I love the smell of constitutional crisis in the morning

ANOTHER DAY, another debate on the perils and promise of the Scottish Government’s Continuity Bill, which is either a necessary legislative articulation of the devolution settlement post-Brexit or a piratical piece of legalistic Imagineering, depending on who’s yelling right now.

Yet as ever, the noisiest events in parliament should not overshadow the rest of the Holyrood itinerary for the day. Below, CommonSpace catches you up on what you need to know.

Parliamentary business

Today’s Portfolio Questions will focus on Education and Skills, with Labour MSP Neil Bibby seeking further comment from the Scottish Government on the continuing industrial action by the Universities and College Union over staff pensions. First Minister Nicola Sturgeon has previously indicated that the government encourages dialogue and is watching the situation closely, but many across the chamber may be seeking a more definitive statement on the matter.

Following Portfolio Questions, the UK Withdrawal from the European Union (Legal Continuity) (Scotland) Bill – the SNP’s controversial attempt to circumvent what the UK Government insist is not a power grab, merely a selective grabbing of certain returning EU responsibilities which could be construed as ‘powers’ – will be debated again as it reaches the Stage 1 of the legislative process. This will be followed by a financial resolution.

The Scottish Greens’ support virtually guarantees that parliament will agree to its general principles. Despite ruling that such legislative was outwith the competence of Holyood – a legal judgement that had all the impact of a well-aimed meringue – Presiding Officer Ken Macintosh has nevertheless decreed that all amendments to the bill should be lodged by 2pm on Friday. Until then, maybe he can pass the time catching Pokemon or something.
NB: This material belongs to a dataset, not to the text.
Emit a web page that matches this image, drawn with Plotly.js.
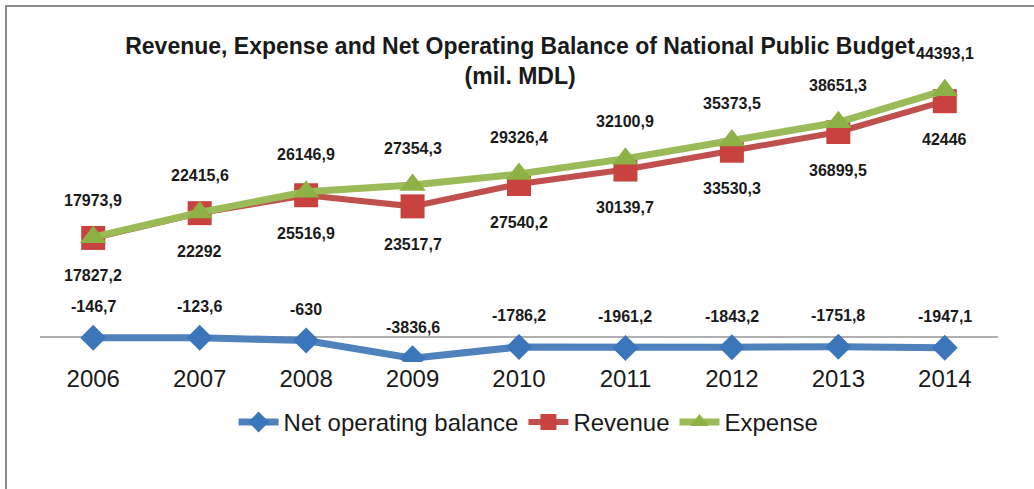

Towards the end of the day, SNP MSP Stewart Stevenson will present Member’s Business on the thrilling potential applications of Electronic and Internet Voting, with which nothing could go wrong, and absolutely won’t lead to the unexpected victory of the Amazon-Netflix-Skynet coalition.

Committee business

Mike Russell will again be continuing with the Continuity Bill today, appearing before the finance and constitution committee in the latest of a series of combative engagements that will no doubt remind the minister why no one has ever said: “He who is tired of committees is tired of life.”

Visits and events

Scotland’s anti-bullying service respectme will be celebrating 10 years of work in parliament today, explaining how the organisation has supported parents, children and educators in combating bullying and harassment. Given the state of parliament, perhaps they can give MSPs some tips.